**PROBLEM REQUIREMENTS:** Quote the data exactly, first line to the line containing "(0,0) rectangle (886,626);", with no pictures.

**SOURCE EXCERPT:**
————
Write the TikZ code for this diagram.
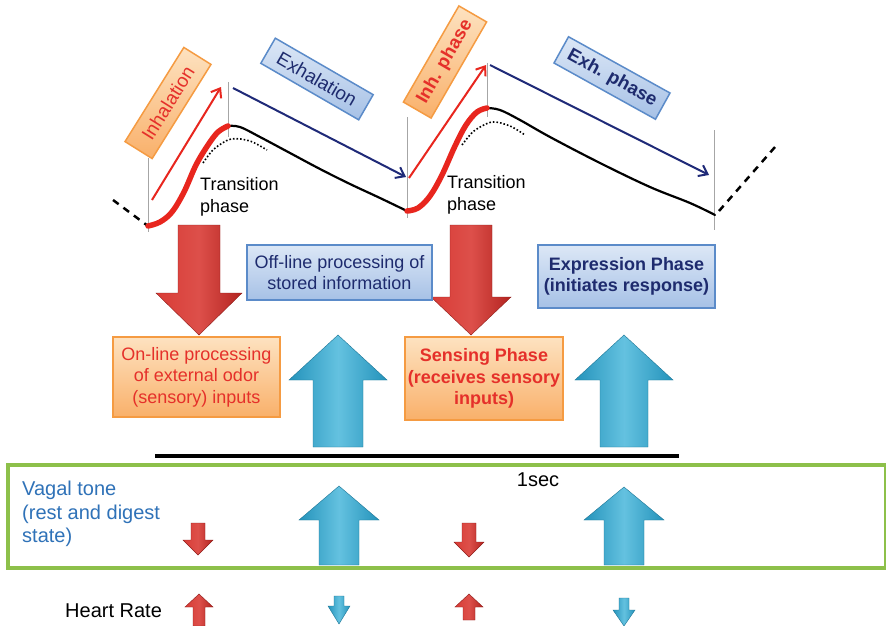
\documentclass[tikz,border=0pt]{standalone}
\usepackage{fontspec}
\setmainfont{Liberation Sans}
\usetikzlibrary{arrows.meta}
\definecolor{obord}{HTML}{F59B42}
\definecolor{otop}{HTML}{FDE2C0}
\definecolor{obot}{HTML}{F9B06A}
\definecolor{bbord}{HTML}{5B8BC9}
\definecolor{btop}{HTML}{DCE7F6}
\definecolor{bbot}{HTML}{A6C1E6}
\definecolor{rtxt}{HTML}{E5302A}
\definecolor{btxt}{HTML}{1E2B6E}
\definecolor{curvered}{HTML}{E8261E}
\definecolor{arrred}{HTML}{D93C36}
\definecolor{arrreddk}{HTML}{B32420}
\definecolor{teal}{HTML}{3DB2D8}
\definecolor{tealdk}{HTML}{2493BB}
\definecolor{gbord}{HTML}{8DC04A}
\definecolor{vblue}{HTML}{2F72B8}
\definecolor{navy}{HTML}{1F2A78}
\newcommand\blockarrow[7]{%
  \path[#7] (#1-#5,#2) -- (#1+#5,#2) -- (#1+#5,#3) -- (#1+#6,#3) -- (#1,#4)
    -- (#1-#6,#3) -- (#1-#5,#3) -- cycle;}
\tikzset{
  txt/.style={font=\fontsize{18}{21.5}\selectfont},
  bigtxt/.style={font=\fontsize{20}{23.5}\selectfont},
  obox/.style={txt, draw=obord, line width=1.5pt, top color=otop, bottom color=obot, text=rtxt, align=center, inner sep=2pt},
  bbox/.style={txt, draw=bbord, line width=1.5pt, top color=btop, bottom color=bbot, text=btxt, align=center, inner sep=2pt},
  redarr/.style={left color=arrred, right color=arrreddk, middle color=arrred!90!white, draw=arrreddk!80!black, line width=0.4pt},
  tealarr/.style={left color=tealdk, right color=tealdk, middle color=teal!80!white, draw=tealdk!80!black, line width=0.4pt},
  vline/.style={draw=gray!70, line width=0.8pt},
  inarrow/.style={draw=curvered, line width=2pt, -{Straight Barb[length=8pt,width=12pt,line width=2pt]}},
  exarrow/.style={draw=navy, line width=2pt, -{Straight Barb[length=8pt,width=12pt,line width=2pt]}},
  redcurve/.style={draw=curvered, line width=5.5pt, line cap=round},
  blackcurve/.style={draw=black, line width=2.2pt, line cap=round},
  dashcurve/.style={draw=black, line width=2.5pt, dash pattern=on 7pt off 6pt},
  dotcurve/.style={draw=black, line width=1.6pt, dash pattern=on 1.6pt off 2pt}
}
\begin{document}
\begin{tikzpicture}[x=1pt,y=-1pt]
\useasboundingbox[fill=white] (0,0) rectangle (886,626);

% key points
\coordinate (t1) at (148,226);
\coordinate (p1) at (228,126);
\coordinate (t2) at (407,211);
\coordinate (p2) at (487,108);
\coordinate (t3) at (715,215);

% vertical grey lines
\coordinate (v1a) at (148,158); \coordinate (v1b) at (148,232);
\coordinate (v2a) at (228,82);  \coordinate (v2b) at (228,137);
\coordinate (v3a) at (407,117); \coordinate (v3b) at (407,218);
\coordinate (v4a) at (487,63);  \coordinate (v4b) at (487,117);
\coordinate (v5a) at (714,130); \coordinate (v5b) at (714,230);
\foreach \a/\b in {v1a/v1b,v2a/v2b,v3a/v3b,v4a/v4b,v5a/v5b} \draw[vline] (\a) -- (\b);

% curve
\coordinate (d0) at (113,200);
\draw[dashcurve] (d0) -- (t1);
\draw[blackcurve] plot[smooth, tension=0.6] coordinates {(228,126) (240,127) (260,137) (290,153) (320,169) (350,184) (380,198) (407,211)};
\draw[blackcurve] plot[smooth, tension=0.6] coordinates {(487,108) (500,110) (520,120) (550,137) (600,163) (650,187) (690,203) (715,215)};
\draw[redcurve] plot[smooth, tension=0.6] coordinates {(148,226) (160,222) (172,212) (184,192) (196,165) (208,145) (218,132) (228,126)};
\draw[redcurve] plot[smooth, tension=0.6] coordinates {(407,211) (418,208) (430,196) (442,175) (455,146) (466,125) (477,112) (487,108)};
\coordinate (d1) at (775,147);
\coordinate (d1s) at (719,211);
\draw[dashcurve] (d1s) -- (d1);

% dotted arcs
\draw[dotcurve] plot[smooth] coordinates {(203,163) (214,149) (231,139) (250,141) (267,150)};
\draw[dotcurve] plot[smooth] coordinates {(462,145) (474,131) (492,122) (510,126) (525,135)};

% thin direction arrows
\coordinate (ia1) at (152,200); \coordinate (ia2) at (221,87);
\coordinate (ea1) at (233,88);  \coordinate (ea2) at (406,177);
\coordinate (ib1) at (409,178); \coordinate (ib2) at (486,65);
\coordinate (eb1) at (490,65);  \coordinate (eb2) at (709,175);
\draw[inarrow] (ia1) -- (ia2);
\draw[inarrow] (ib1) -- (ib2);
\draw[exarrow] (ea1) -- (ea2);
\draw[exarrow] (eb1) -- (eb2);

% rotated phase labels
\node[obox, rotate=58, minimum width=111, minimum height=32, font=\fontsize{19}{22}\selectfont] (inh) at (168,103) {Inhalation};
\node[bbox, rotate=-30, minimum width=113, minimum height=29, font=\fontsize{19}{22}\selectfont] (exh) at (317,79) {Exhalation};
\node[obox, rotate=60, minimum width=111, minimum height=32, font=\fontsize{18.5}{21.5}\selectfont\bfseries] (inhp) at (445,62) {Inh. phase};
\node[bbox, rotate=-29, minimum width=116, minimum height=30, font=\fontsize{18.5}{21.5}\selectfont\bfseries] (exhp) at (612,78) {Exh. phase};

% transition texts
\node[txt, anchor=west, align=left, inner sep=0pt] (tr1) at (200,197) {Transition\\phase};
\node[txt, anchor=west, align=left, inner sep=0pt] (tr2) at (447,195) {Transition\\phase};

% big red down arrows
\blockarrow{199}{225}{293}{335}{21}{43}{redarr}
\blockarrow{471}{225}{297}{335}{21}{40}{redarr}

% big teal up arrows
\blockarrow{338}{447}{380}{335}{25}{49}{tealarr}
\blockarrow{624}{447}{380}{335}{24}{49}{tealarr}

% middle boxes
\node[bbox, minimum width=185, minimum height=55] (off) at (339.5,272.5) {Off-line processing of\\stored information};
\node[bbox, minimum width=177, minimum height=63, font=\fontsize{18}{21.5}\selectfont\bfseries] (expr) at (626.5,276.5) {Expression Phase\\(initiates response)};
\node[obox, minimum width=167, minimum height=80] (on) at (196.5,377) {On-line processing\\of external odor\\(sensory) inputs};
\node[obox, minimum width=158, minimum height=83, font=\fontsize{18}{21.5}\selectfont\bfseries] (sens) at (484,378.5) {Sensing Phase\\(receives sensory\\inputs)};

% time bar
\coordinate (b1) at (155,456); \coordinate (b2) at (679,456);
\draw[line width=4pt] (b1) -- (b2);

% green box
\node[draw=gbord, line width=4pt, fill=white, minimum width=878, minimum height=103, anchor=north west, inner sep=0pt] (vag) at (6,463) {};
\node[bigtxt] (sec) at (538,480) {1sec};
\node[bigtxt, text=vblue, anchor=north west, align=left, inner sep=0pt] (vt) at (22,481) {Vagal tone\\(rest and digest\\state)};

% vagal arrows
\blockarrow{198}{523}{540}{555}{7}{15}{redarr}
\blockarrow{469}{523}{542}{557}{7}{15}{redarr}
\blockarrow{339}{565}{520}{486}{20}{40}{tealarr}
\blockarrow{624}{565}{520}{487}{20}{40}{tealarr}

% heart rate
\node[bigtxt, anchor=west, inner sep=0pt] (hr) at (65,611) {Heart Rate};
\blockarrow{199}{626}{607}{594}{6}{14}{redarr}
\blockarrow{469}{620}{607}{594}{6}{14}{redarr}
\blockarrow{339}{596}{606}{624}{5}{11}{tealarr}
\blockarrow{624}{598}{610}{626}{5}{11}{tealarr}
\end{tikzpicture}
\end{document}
————
**REPLY TO THE EXERCISE:**
Write the TikZ code for this diagram.
\documentclass[tikz,border=0pt]{standalone}
\usepackage{fontspec}
\setmainfont{Liberation Sans}
\usetikzlibrary{arrows.meta}
\definecolor{obord}{HTML}{F59B42}
\definecolor{otop}{HTML}{FDE2C0}
\definecolor{obot}{HTML}{F9B06A}
\definecolor{bbord}{HTML}{5B8BC9}
\definecolor{btop}{HTML}{DCE7F6}
\definecolor{bbot}{HTML}{A6C1E6}
\definecolor{rtxt}{HTML}{E5302A}
\definecolor{btxt}{HTML}{1E2B6E}
\definecolor{curvered}{HTML}{E8261E}
\definecolor{arrred}{HTML}{D93C36}
\definecolor{arrreddk}{HTML}{B32420}
\definecolor{teal}{HTML}{3DB2D8}
\definecolor{tealdk}{HTML}{2493BB}
\definecolor{gbord}{HTML}{8DC04A}
\definecolor{vblue}{HTML}{2F72B8}
\definecolor{navy}{HTML}{1F2A78}
\newcommand\blockarrow[7]{%
  \path[#7] (#1-#5,#2) -- (#1+#5,#2) -- (#1+#5,#3) -- (#1+#6,#3) -- (#1,#4)
    -- (#1-#6,#3) -- (#1-#5,#3) -- cycle;}
\tikzset{
  txt/.style={font=\fontsize{18}{21.5}\selectfont},
  bigtxt/.style={font=\fontsize{20}{23.5}\selectfont},
  obox/.style={txt, draw=obord, line width=1.5pt, top color=otop, bottom color=obot, text=rtxt, align=center, inner sep=2pt},
  bbox/.style={txt, draw=bbord, line width=1.5pt, top color=btop, bottom color=bbot, text=btxt, align=center, inner sep=2pt},
  redarr/.style={left color=arrred, right color=arrreddk, middle color=arrred!90!white, draw=arrreddk!80!black, line width=0.4pt},
  tealarr/.style={left color=tealdk, right color=tealdk, middle color=teal!80!white, draw=tealdk!80!black, line width=0.4pt},
  vline/.style={draw=gray!70, line width=0.8pt},
  inarrow/.style={draw=curvered, line width=2pt, -{Straight Barb[length=8pt,width=12pt,line width=2pt]}},
  exarrow/.style={draw=navy, line width=2pt, -{Straight Barb[length=8pt,width=12pt,line width=2pt]}},
  redcurve/.style={draw=curvered, line width=5.5pt, line cap=round},
  blackcurve/.style={draw=black, line width=2.2pt, line cap=round},
  dashcurve/.style={draw=black, line width=2.5pt, dash pattern=on 7pt off 6pt},
  dotcurve/.style={draw=black, line width=1.6pt, dash pattern=on 1.6pt off 2pt}
}
\begin{document}
\begin{tikzpicture}[x=1pt,y=-1pt]
\useasboundingbox[fill=white] (0,0) rectangle (886,626);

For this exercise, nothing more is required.